── Data segment ──
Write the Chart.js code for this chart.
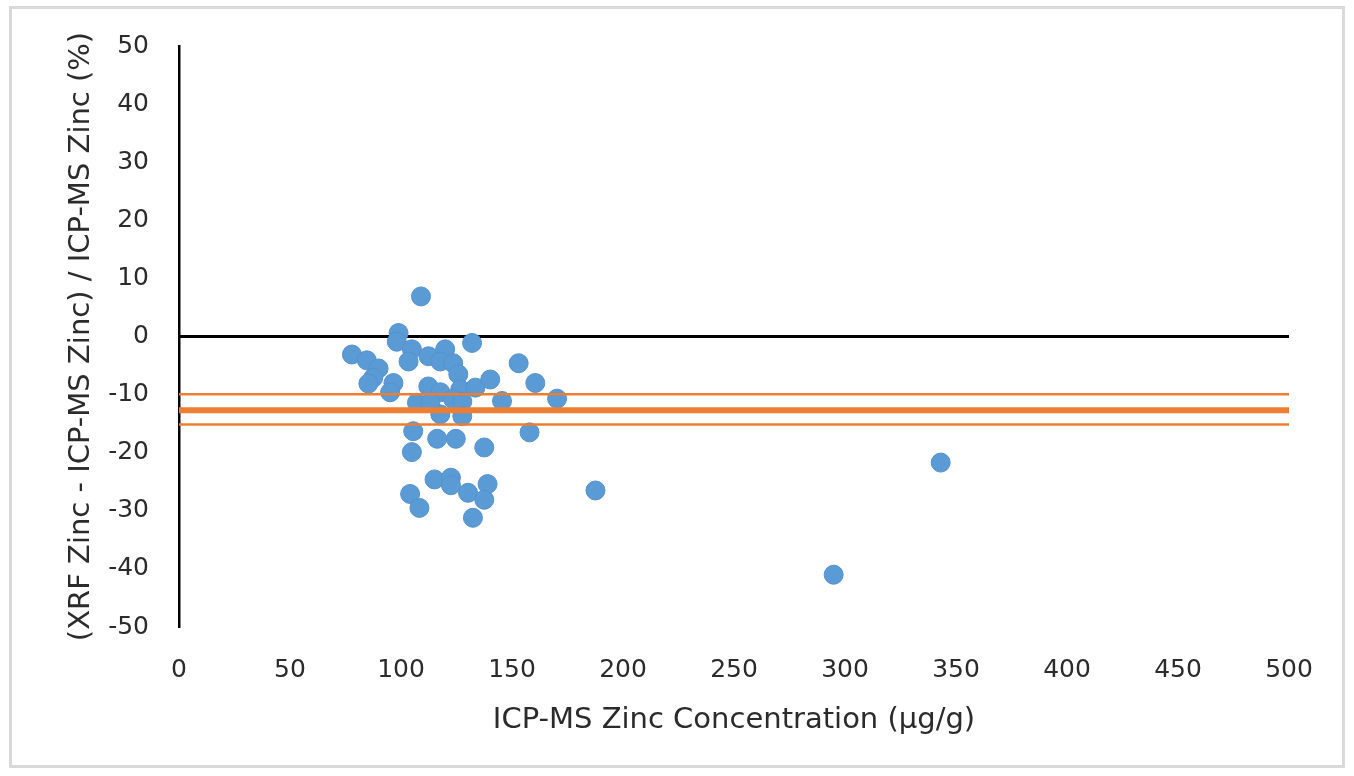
<!DOCTYPE html>
<html>
<head>
<meta charset="utf-8">
<script src="https://cdn.jsdelivr.net/npm/chart.js@4.4.1/dist/chart.umd.min.js"></script>
<style>
  html, body { margin: 0; padding: 0; background: #ffffff; }
  #wrap { position: relative; width: 1354px; height: 776px; overflow: hidden; }
  #frame { position: absolute; left: 9px; top: 6px; width: 1336px; height: 762px; border: 3px solid #d9d9d9; box-sizing: border-box; }
  canvas { position: absolute; left: 0; top: 0; }
</style>
</head>
<body>
<div id="wrap">
  <div id="frame"></div>
  <canvas id="c" width="1354" height="776"></canvas>
</div>
<script>
// ICP-MS zinc concentration (µg/g)
const icpZinc = [
  77.9, 84.6, 89.9, 87.5, 85.3, 96.6, 95.1, 98.9, 98.1, 104.9,
  103.4, 112.4, 109.0, 112.3, 107.2, 117.7, 119.9, 117.7, 123.5, 125.8,
  126.7, 132.0, 133.5, 123.5, 127.6, 140.2, 153.0, 160.5, 170.3, 145.5,
  117.7, 127.6, 105.5, 104.9, 116.3, 124.7, 137.5, 157.9, 115.1, 122.5,
  122.5, 139.0, 104.1, 108.3, 130.2, 137.5, 132.4, 187.6, 343.1, 294.9,
  113.2
];
// (XRF - ICP-MS) / ICP-MS (%)
const relDiff = [
  -3.1, -4.1, -5.5, -7.1, -8.1, -8.0, -9.6, 0.6, -0.9, -2.2,
  -4.3, -3.4, 6.9, -8.6, -11.4, -9.6, -2.2, -4.3, -4.6, -6.5,
  -9.1, -1.1, -8.8, -10.8, -11.2, -7.4, -4.6, -8.0, -10.7, -11.1,
  -13.4, -13.7, -16.3, -19.9, -17.6, -17.6, -19.1, -16.5, -24.6, -24.3,
  -25.6, -25.4, -27.1, -29.5, -26.9, -28.1, -31.2, -26.5, -21.7, -41.0,
  -11.4
];
const meanBias = -12.68;
const upperLimit = -9.93;
const lowerLimit = -15.15;
const zeroLine = 0;
const xRange = [0, 500];
const yRange = [-50, 50];
const xStep = 50;
const yStep = 10;

const FONT = "'DejaVu Sans', sans-serif";
const TEXT = '#2b2b2b';

const points = icpZinc.map((x, i) => ({ x: x, y: relDiff[i] }));
const hLine = v => xRange.map(x => ({ x: x, y: v }));

new Chart(document.getElementById('c'), {
  type: 'scatter',
  data: {
    datasets: [
      { label: 'mean', type: 'line', data: hLine(meanBias), borderColor: '#ED7D31', borderWidth: 6, pointRadius: 0, order: 0 },
      { label: 'upper', type: 'line', data: hLine(upperLimit), borderColor: '#ED7D31', borderWidth: 2.5, pointRadius: 0, order: 0 },
      { label: 'lower', type: 'line', data: hLine(lowerLimit), borderColor: '#ED7D31', borderWidth: 2.5, pointRadius: 0, order: 0 },
      { label: 'data', data: points, backgroundColor: '#5B9BD5', borderColor: '#5592CC', borderWidth: 1, pointRadius: 9.5, order: 1 },
      { label: 'zero', type: 'line', data: hLine(zeroLine), borderColor: '#000000', borderWidth: 3, pointRadius: 0, order: 2 }
    ]
  },
  options: {
    responsive: false,
    animation: false,
    layout: { padding: { left: 0, right: 65, top: 46, bottom: 0 } },
    plugins: { legend: { display: false }, tooltip: { enabled: false } },
    scales: {
      x: {
        type: 'linear',
        min: xRange[0], max: xRange[1],
        ticks: { stepSize: xStep, padding: 20, color: TEXT, font: { family: FONT, size: 25 } },
        grid: { display: false },
        border: { display: false },
        title: { display: true, text: 'ICP-MS Zinc Concentration (µg/g)', color: TEXT, font: { family: FONT, size: 29 }, padding: { top: 4, bottom: 38 } },
        afterFit: s => { s.height = 776 - 627; }
      },
      y: {
        type: 'linear',
        min: yRange[0], max: yRange[1],
        ticks: { stepSize: yStep, padding: 22, color: TEXT, font: { family: FONT, size: 25 } },
        grid: { display: false },
        border: { display: true, color: '#000000', width: 2.5 },
        title: { display: true, text: '(XRF Zinc - ICP-MS Zinc) / ICP-MS Zinc (%)', color: TEXT, font: { family: FONT, size: 29 }, padding: { top: 64, bottom: 0 } },
        afterFit: s => { s.width = 179; }
      }
    }
  }
});
</script>
</body>
</html>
───
→ Your goal
Pictures are excluded: retype only the lines from the beginning of the listing above through the line with "const hLine = v", both included.

→ Finished answer
Write the Chart.js code for this chart.
<!DOCTYPE html>
<html>
<head>
<meta charset="utf-8">
<script src="https://cdn.jsdelivr.net/npm/chart.js@4.4.1/dist/chart.umd.min.js"></script>
<style>
  html, body { margin: 0; padding: 0; background: #ffffff; }
  #wrap { position: relative; width: 1354px; height: 776px; overflow: hidden; }
  #frame { position: absolute; left: 9px; top: 6px; width: 1336px; height: 762px; border: 3px solid #d9d9d9; box-sizing: border-box; }
  canvas { position: absolute; left: 0; top: 0; }
</style>
</head>
<body>
<div id="wrap">
  <div id="frame"></div>
  <canvas id="c" width="1354" height="776"></canvas>
</div>
<script>
// ICP-MS zinc concentration (µg/g)
const icpZinc = [
  77.9, 84.6, 89.9, 87.5, 85.3, 96.6, 95.1, 98.9, 98.1, 104.9,
  103.4, 112.4, 109.0, 112.3, 107.2, 117.7, 119.9, 117.7, 123.5, 125.8,
  126.7, 132.0, 133.5, 123.5, 127.6, 140.2, 153.0, 160.5, 170.3, 145.5,
  117.7, 127.6, 105.5, 104.9, 116.3, 124.7, 137.5, 157.9, 115.1, 122.5,
  122.5, 139.0, 104.1, 108.3, 130.2, 137.5, 132.4, 187.6, 343.1, 294.9,
  113.2
];
// (XRF - ICP-MS) / ICP-MS (%)
const relDiff = [
  -3.1, -4.1, -5.5, -7.1, -8.1, -8.0, -9.6, 0.6, -0.9, -2.2,
  -4.3, -3.4, 6.9, -8.6, -11.4, -9.6, -2.2, -4.3, -4.6, -6.5,
  -9.1, -1.1, -8.8, -10.8, -11.2, -7.4, -4.6, -8.0, -10.7, -11.1,
  -13.4, -13.7, -16.3, -19.9, -17.6, -17.6, -19.1, -16.5, -24.6, -24.3,
  -25.6, -25.4, -27.1, -29.5, -26.9, -28.1, -31.2, -26.5, -21.7, -41.0,
  -11.4
];
const meanBias = -12.68;
const upperLimit = -9.93;
const lowerLimit = -15.15;
const zeroLine = 0;
const xRange = [0, 500];
const yRange = [-50, 50];
const xStep = 50;
const yStep = 10;

const FONT = "'DejaVu Sans', sans-serif";
const TEXT = '#2b2b2b';

const points = icpZinc.map((x, i) => ({ x: x, y: relDiff[i] }));
const hLine = v => xRange.map(x => ({ x: x, y: v }));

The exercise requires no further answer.